Predicting Performance of Heterogeneous AI Systems with Discrete-Event Simulations

TL;DR

This paper introduces a discrete-event simulation model for heterogeneous AI systems, enabling accurate performance prediction and bottleneck analysis in video analytics applications without extensive real-world testing.

Contribution

The paper presents a novel simulation model for high-load heterogeneous AI systems that accurately predicts performance and scalability, reducing the need for costly experiments.

Findings

Performance estimation accuracy exceeds 90%

System exhibits counter-intuitive workload-performance relationship

Simulation correctly infers performance impacts of module changes

Abstract

In recent years, artificial intelligence (AI) technologies have found industrial applications in various fields. AI systems typically possess complex software and heterogeneous CPU/GPU hardware architecture, making it difficult to answer basic questions considering performance evaluation and software optimization. Where is the bottleneck impeding the system? How does the performance scale with the workload?
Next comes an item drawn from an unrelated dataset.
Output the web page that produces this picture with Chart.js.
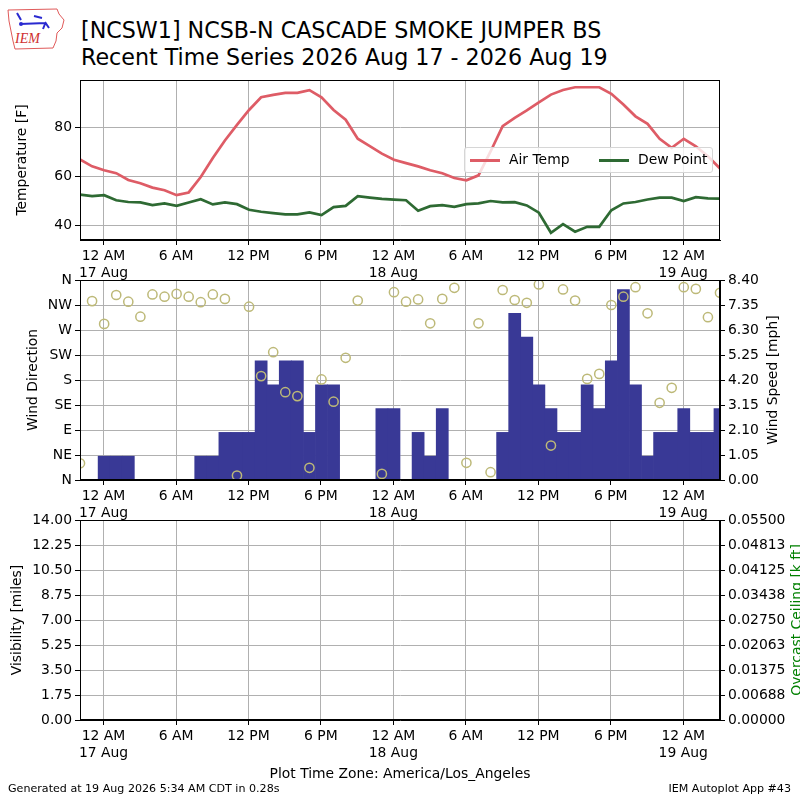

How the speed-up of a specific module would contribute to the whole system? Finding the answers to these questions through experiments on the real system could require a lot of computational, human, financial, and time resources. A solution to cut these costs is to use a fast and accurate simulation model preparatory to implementing anything in the real system. In this paper, we propose a discrete-event simulation model of a high-load heterogeneous AI system in the context of video analytics. Using the proposed model, we estimate: 1) the performance scalability with the increasing number of cameras; 2) the performance impact of integrating a new module; 3) the performance gain from optimizing a single module. We show that the performance estimation accuracy of the proposed model is higher than 90%. We also demonstrate, that the considered system possesses a counter-intuitive relationship between workload and performance, which nevertheless is correctly inferred by the proposed simulation model.